Teed up by Drive director Nicolas Winding Refn, who recalls a night at Jodorowsky's house when the Chilean-born director talked him through the illustrated shooting script, Pavich's film recaps the director's career to that point. Beginning as a performance artist and theatre director, Jodorowsky moved into film with 1968's surreal Fando Y Lis and followed it with the cult monolith El Topo (1970), the first true midnight movie. After following that with 1973's even crazier The Holy Mountain, Jodorowsky was asked by producer Michel Seydoux what he wanted to do next. He replied: Dune.
Sadly, not a single test shot remains, although the pair did produce a handsome pitch document with detailed storyboards. Some of the key players recall with fondness the director's outlaw approach to filmmaking, choosing “warriors” over technicians and inspiring them to create extreme works of art that no studio could ever possibly countenance.

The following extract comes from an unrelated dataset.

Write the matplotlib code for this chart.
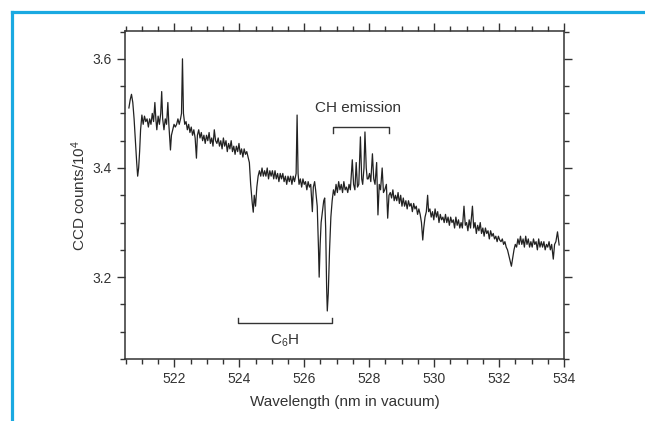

But not only is it a good story, made even more entertaining by Jodorowsky's beaming face, there is also a reason why the film is so legendary; as directors Refn and Richard Stanley note, the Dune pitch document arrived in Hollywood just before the second coming of sci-fi, heralded by Star Wars and quickly followed by Alien and Flash Gordon. Would history be different if Jodorowsky had been allowed to make his movie? We will never know. But Pavich's film makes a strong case to suggest that it might.